Come to think of it, perhaps a little continued speculation about not being a totally honourable dinner guest is preferable to having the speculation proved correct or ending up in a Senate slammer for contempt.

When you just have to have more Kevin. Need a little Prime Ministerial fix? Then click on over to KevinPM. The replacement for the Kevin07 website is up and running. In the master’s own words:

I’ll be using the site to speak frankly with you about the big challenges facing Australia; the global economy, education, climate change, and the health of Australians, but just as importantly it will enable me to hear your ideas for the direction of the nation.

The Chinese nanny indicator. The extent to which the world economic crisis affects Australia will depend largely on what happens to our new biggest export market China. If China continues growing at seven or eight per cent a year our major export industries will not fall over and Australia as a whole will avoid falling into a recession. But should things turn out worse in China than its Government expects, we too will be in dire trouble.

It is difficult to get reliable information from a very bureaucratic and autocratic state like China. Official statistics are not as reliable as those from the Australian Bureau of Statistics, so we must seize on what clues are available to determine what is happening there.

And today’s offering is not good. The People’s Daily is reporting that “with the financial crisis” heightening sense of menace, many are reconsidering what they can and can’t afford — and employing a nanny at 30,000 yuan ($4,280) a year is falling into the latter category.”

The hurricane howling through the world’s financial markets, The People’s Daily reports, has left an oversupply of nannies in its wake. A source from a local domestic service company said the city’s nanny market had dropped 20 to 30 percent in the past year, with nannies’ average salaries also decreasing from 2,000-2,500 yuan to 1,300-1,800 yuan.
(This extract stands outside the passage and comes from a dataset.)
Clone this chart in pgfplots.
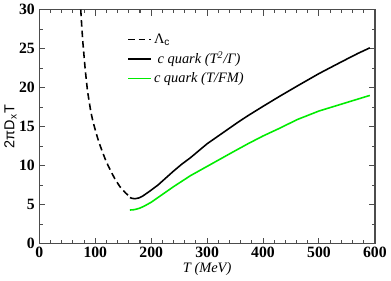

The current oversupply of nannies is attributed to a flood of workers laid off as businesses have failed.

I guess she asked for it. West Australian Labor MP Melissa Parke got a rousing reception when she rose to ask a question in the House of Representatives yesterday. “Not another Dorothy” was the cry as Opposition Members tried to suggest there was a touch of hypocrisy about the Member for Fremantle asking what was clearly one of those Dorothy Dixer prepared questions to the Minister for Defence Science and Personnel. For Ms Parke, you see, had earlier in the week received more than a little publicity for suggesting that the Parliament would be a more relevant institution with the abolition of the practice of having questions asked of the government each sitting day by its own MPs prepared for them by senior ministers.

Politicians behaving badly. They are just like footballers really. Queensland’s Liberal National Party MPs were out on the town in Cairns, having a good time, and two of them followed the recent example of Brisbane Broncos players and left without paying.

The Cairns Post report said the group of about 20 MPs and party officials asked for individual bills and receipts and refused to leave tips, despite complimenting the service of two waiters assigned solely to their table. The booze-up ended when the two remaining MPs ordered final drinks then left, still owing money.

“An Opposition spokesman last night confirmed two MPs left Fetta’s without paying, but refused to identify them. The Cairns Post understands one of them was Robina MP Ray Stevens, who was also involved in a heated argument with fellow LNP member Ray Hopper over their share of food and drink costs at an Esplanade restaurant the following night.”